This is NOT an answer, but just a perspective from another place:
I am in western Canada, in the province of Alberta.
I would not presume to cross fenced land without asking. But unfenced land is considered open. Much of the land near streams is crown land -- and that is open for reasonable use either walking or camping. Many provincial parks are open year round and allow either car camping or tenting with minimal fees. I often camped at Two O'Clock Creek campground on the shores of Abraham Lake on my way from Edmonton to Lake Louise ski resort. In winter I was the sole occupant to the camp.

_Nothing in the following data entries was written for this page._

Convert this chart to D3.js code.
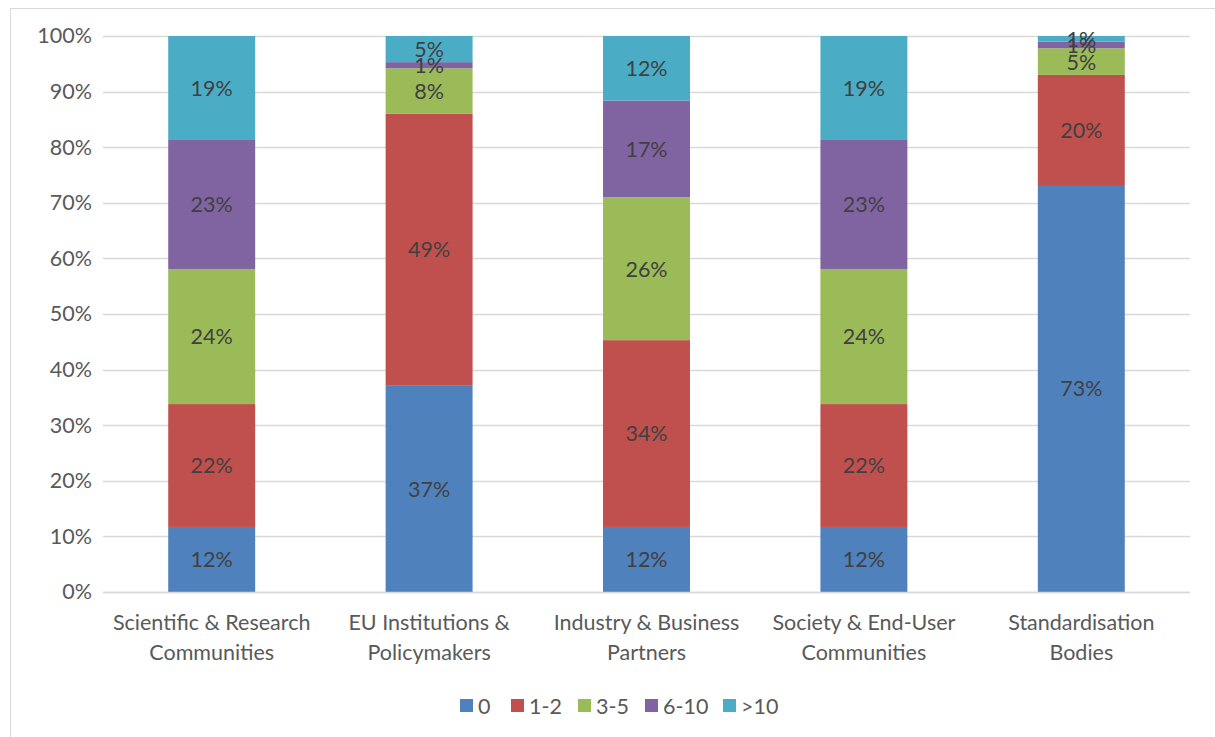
<!DOCTYPE html>
<html><head><meta charset="utf-8">
<script src="https://cdn.jsdelivr.net/npm/d3@7"></script>
<style>body{margin:0;background:#fff;} svg{display:block;}</style>
</head><body>
<svg id="chart" width="1215" height="737"></svg>
<script>
const categories = [
  ["Scientific & Research", "Communities"],
  ["EU Institutions &", "Policymakers"],
  ["Industry & Business", "Partners"],
  ["Society & End-User", "Communities"],
  ["Standardisation", "Bodies"]
];
const seriesNames = ["0", "1-2", "3-5", "6-10", ">10"];
const s0    = [11.7, 37.2, 11.7, 11.7, 73.2];
const s1_2  = [22.1, 48.8, 33.6, 22.1, 19.8];
const s3_5  = [24.3, 8.2, 25.7, 24.3, 4.8];
const s6_10 = [23.2, 1.1, 17.4, 23.2, 1.2];
const sGt10 = [18.7, 4.7, 11.6, 18.7, 1.0];
const colors = ["#4f81bd", "#c0504d", "#9bbb59", "#8064a2", "#4bacc6"];
const yTicks = [0, 0.1, 0.2, 0.3, 0.4, 0.5, 0.6, 0.7, 0.8, 0.9, 1.0];

(function () {
const seriesVals = [s0, s1_2, s3_5, s6_10, sGt10];
const rows = categories.map((c, i) => {
  const r = {key: i};
  seriesNames.forEach((n, j) => r[n] = seriesVals[j][i]);
  return r;
});

const svg = d3.select("#chart");
const font = "Lato, Open Sans, sans-serif";
const fs = 21.5;
svg.append("rect").attr("x", 10.5).attr("y", 8.5).attr("width", 1300).attr("height", 800)
  .attr("fill", "#fff").attr("stroke", "#d9d9d9");

const pL = 103, pR = 1190, pT = 36, pB = 592;
const x = d3.scaleBand().domain(d3.range(categories.length)).range([pL, pR]).paddingInner(0.6).paddingOuter(0.3);
const y = d3.scaleLinear().domain([0, 1]).range([pB, pT]);

const g = svg.append("g");
g.selectAll("line.grid").data(yTicks).join("line")
  .attr("x1", pL).attr("x2", pR)
  .attr("y1", d => Math.round(y(d)) + 0.5).attr("y2", d => Math.round(y(d)) + 0.5)
  .attr("stroke", "#d9d9d9").attr("stroke-width", 1.3);

const yAxis = d3.axisLeft(y).tickValues(yTicks).tickFormat(d3.format(".0%")).tickSize(0).tickPadding(0);
const ya = svg.append("g").attr("transform", `translate(92,0)`).call(yAxis);
ya.select(".domain").remove();
ya.selectAll("text").attr("font-family", font).attr("font-size", fs).attr("fill", "#595959");

const stack = d3.stack().keys(seriesNames).offset(d3.stackOffsetExpand);
const stacked = stack(rows);

const layers = g.selectAll("g.layer").data(stacked).join("g").attr("fill", (d, i) => colors[i]);
layers.selectAll("rect").data(d => d).join("rect")
  .attr("x", d => x(d.data.key))
  .attr("width", x.bandwidth())
  .attr("y", d => y(d[1]))
  .attr("height", d => y(d[0]) - y(d[1]));

stacked.forEach((layer) => {
  g.selectAll(null).data(layer).join("text")
    .attr("x", d => x(d.data.key) + x.bandwidth() / 2)
    .attr("y", d => (y(d[0]) + y(d[1])) / 2)
    .attr("dy", "0.37em")
    .attr("text-anchor", "middle")
    .attr("font-family", font).attr("font-size", fs).attr("fill", "#404040")
    .text(d => Math.round(d.data[layer.key]) + "%");
});

g.append("line").attr("x1", pL).attr("x2", pR).attr("y1", pB + 0.5).attr("y2", pB + 0.5)
  .attr("stroke", "#d9d9d9").attr("stroke-width", 1.3);

const xAxis = d3.axisBottom(x).tickSize(0).tickFormat("");
const xa = svg.append("g").attr("transform", `translate(0,${pB})`).call(xAxis);
xa.select(".domain").remove();
xa.selectAll(".tick").each(function(d) {
  const t = d3.select(this).append("text").attr("text-anchor", "middle")
    .attr("font-family", font).attr("font-size", fs).attr("fill", "#595959");
  categories[d].forEach((line, k) => {
    t.append("tspan").attr("x", 0).attr("y", 38 + k * 30).text(line);
  });
});

const legendX = [460, 511, 578, 645, 723];
const lg = svg.append("g");
seriesNames.forEach((n, i) => {
  const item = lg.append("g").attr("transform", `translate(${legendX[i]},706)`);
  item.append("rect").attr("x", 0).attr("y", -7).attr("width", 13).attr("height", 13).attr("fill", colors[i]);
  item.append("text").attr("x", 18).attr("y", 0).attr("dy", "0.35em")
    .attr("font-family", font).attr("font-size", fs).attr("fill", "#595959").text(n);
});
})();
</script>
</body></html>
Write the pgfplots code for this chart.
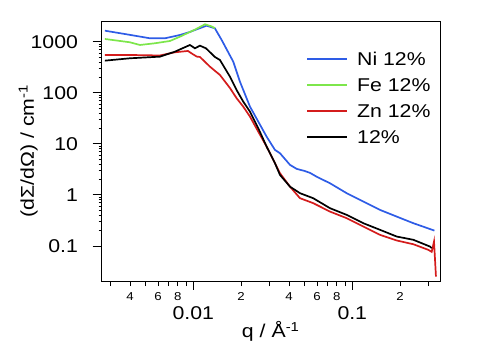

We have large parks, both national and provincial, that is open for camping or hiking. Heavily used areas have permits and quotas to prevent overcrowding. In addition all of the provincial forest lands are open for camping and hunting without permit. (Some common sense applies: Don't camp in active forestry sites.)
The Navigation Act allows camping within 12 meters of mean high water on all navigable streams for any party that is traveling along the stream.
Some years ago I did a 3 week canoe trip from Forrest Lake on the upper reaches of the Clearwater River in Saskatchewan, down the Clearwater, up the Mirror, then down the MacFarlane finishing at Fort Smith. During that time we saw 1 other party, a motor boat across about 3 miles of water on Lake Athabasca.
On other trips, not only were we the only people present, but despite diligent research we were unable to locate records of anyone having done the route since the Canadian Geological Survey traveled them 50 to 100 years before. In a few cases, I have made a plausible case that no one had gazed on a particular vista since the ice left 10,000 years ago.
Population densities in Canada are low: We have 35 million people on 10 million square km. Most of the people live within 150 km of the US border. Compared to Europe, I think that a greater fraction of people live in cities rather than villages and smaller towns.
If you look at a map of Canada you will see a chain of large lakes running from the Great Lakes to the northwest to Great Bear Lake. North of this line is the Precambrian Shield -- a mass of ancient granite. This entire area, some 2/3 of the country, is unsuited for agriculture or forestry, and makes for difficult road building. (Rocks and swamp) Mining is significant, as is tourism.
So yes, we have very large quantities of not very much, and (so far) don't need these rules.